Campaign manager Betsy Ankeny in a recent memo highlighted that the upcoming open primaries contain ‘significant fertile ground for Nikki.’
Trump and his allies have repeatedly blasted Haley over the courting of independents and even some Democrats.
‘The Democrats are giving her money, and she’s playing into the game. And I think she just can’t get, she just can’t get herself to get out. She is doing poorly in the polls. Look, if she was doing well, I’d understand it, but she’s doing very poorly,’ Trump said Tuesday in a Fox News town hall in Greenville, South Carolina.
Haley, in an interview the next morning on Fox News’ ‘America’s Newsroom,’ fired back.
‘He can keep saying I have big Democrat donors. At the same time, look at his disclosures. But I don’t ask donors whether they’re Republican, Democrat or independent,’ she said.
‘We’re fighting for the Republican primary, but there are a lot of independents who left the Republican Party because of Donald Trump. We are pulling them back. … We’re pulling Reagan Democrats back. And Republicans need to remember this is not about pushing people out of our party. And that’s why I do well with everybody, not just Republicans, not just independents.’

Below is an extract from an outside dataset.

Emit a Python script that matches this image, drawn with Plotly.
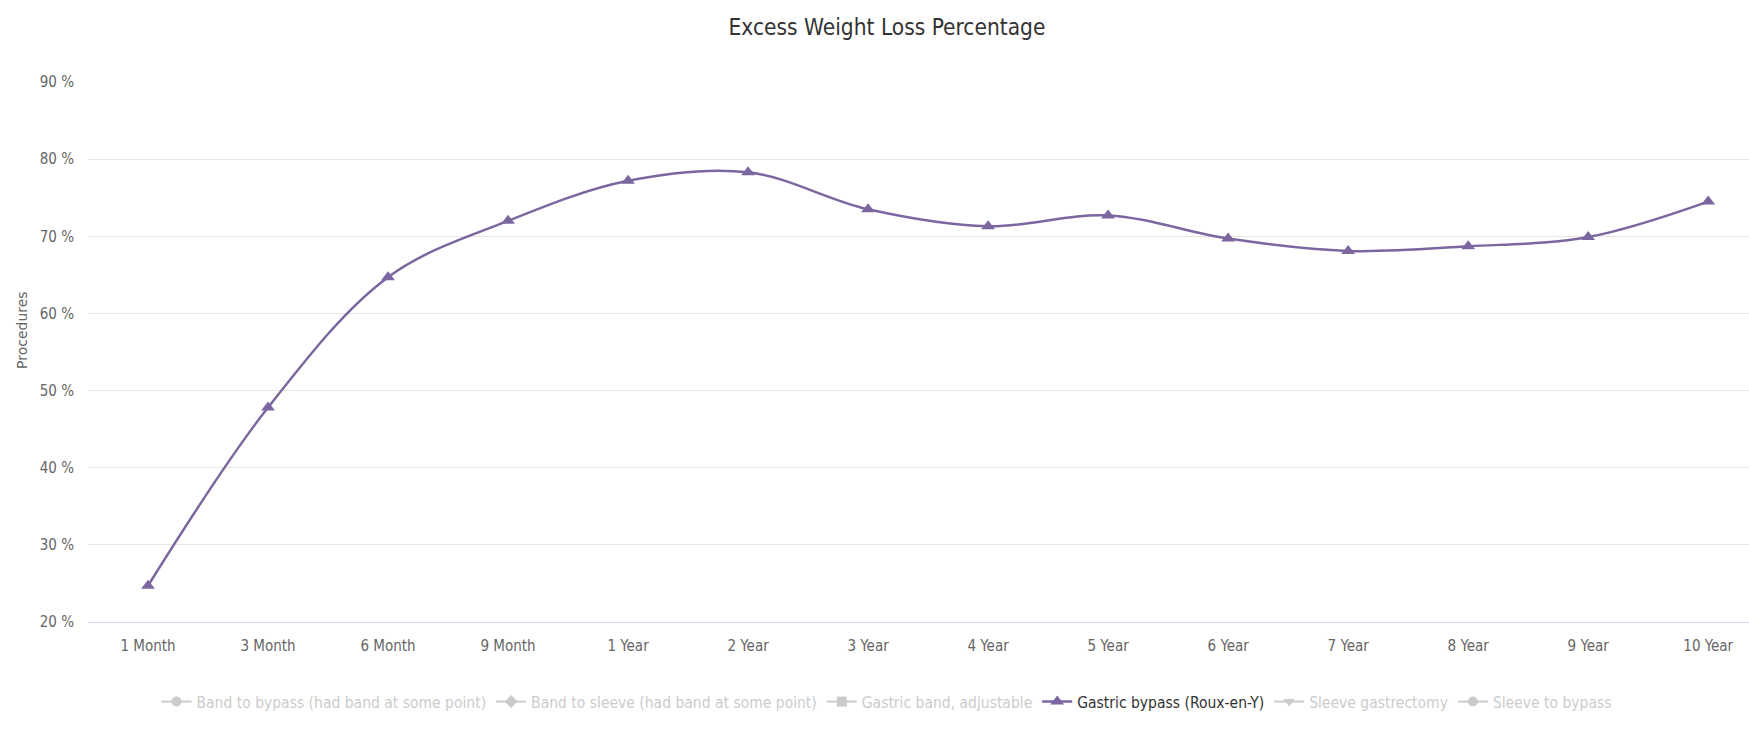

Seasoned Republican strategist and communicator Ryan Williams pointed out that ‘it’s up to each state to choose its process. … That’s generally been a principle of states’ rights that Republicans have long supported.’
Williams, a veteran of Mitt Romney’s 2008 and 2012 presidential campaigns, noted that when Romney won the nomination a dozen years ago ‘we were essentially the establishment and tried to draw in independents to offset what seemed to be a rotation of conservative challengers.
‘We courted independent voters, and we had an eye on the general election too,’ Williams recalled. ‘We wanted to make sure we were drawing independents to vote for us in the primary who would hopefully stick around for the general election.’